The dedication plaque on the wall reads: For more than 40 years, Joy Moss has advocated for and supported children’s access to authentic literature as the primary context for literacy learning.
Yet another way Joy helped promote her lifelong passion—early literacy education—was by endowing the Joy F. Moss Education Scholarship at the Warner School. The scholarship supports elementary teachers who want to pursue additional certification as Literacy Specialists.
“Joy’s love for reading and instilling that in children was always evident. In addition to learning from her, through her scholarship I was able to pursue an additional certification in reading and literacy during my graduate studies,” said Carly Metzger, 2014 Joy F. Moss Education Scholarship recipient. “I hope I can live up to her legacy and pass on the passion of children’s literacy.”
“The Joy F. Moss Scholarship was a key factor, which made going back to the Warner School a possibility for me. I am forever grateful for Mrs. Moss’s generosity and kindness!” said 2013 Scholarship recipient Jameelah Hood, who as an ESOL teacher in the Rochester City School District has incorporated the reading and literacy practices she learned at Warner.
An Extraordinary Legacy Lives On
Joy died peacefully at home surrounded by family on March 14, 2021. She is survived by her three children, Kathy Lowengrub (Jeff Lowengrub), Debbie Moss (Keith Somers), and David Moss (Abby Rischin); nine grandchildren; and four great-grandchildren. Joy’s remarkable legacy will long be remembered.

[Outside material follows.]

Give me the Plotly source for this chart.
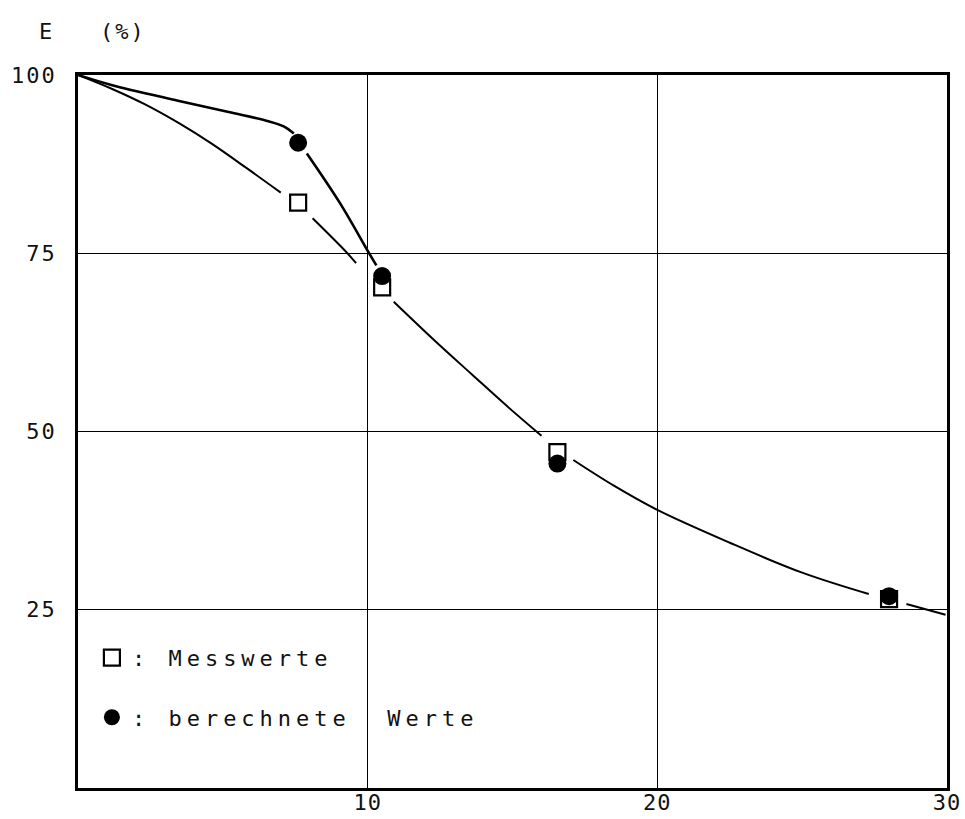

“Joy Moss was indeed a visionary who loved books, reading, and teaching. She helped prepare many, many elementary educators and reading specialists, and positively affected the literacy learning for endless numbers of their students. Her influence will continue well into the future,” commented Carol St. George, Associate Professor, Teaching and Curriculum Director, Reading and Literacies Program at the Warner School.
“Joy was an extraordinary individual. It was clear from the overflowing gathering of friends and relatives (at her Shiva service) that her legacy will be equally extraordinary through everyone and everything she touched,” said Preston Faulkner, Executive Director of Warner Advancement.
“Mom was fun, she was selfless, she was full of love, and she knew what mattered,” said her son, David, in his heartfelt tribute at Joy’s Shiva. In her closing remarks at the Shiva, Joy’s daughter, Debbie, shared a statement from the Heroes and Heroines Focus Unit in one of the many books her mother authored:
The fact that a single individual can make a difference in the lives of others is a message inherent in a great many narratives written for children as well as adults.
“That’s certainly the message in my mother’s narrative,” Debbie pointed out. “She indeed was a hero, my hero. I feel blessed to have been raised by her, loved and inspired by her, and hope to continue her march.”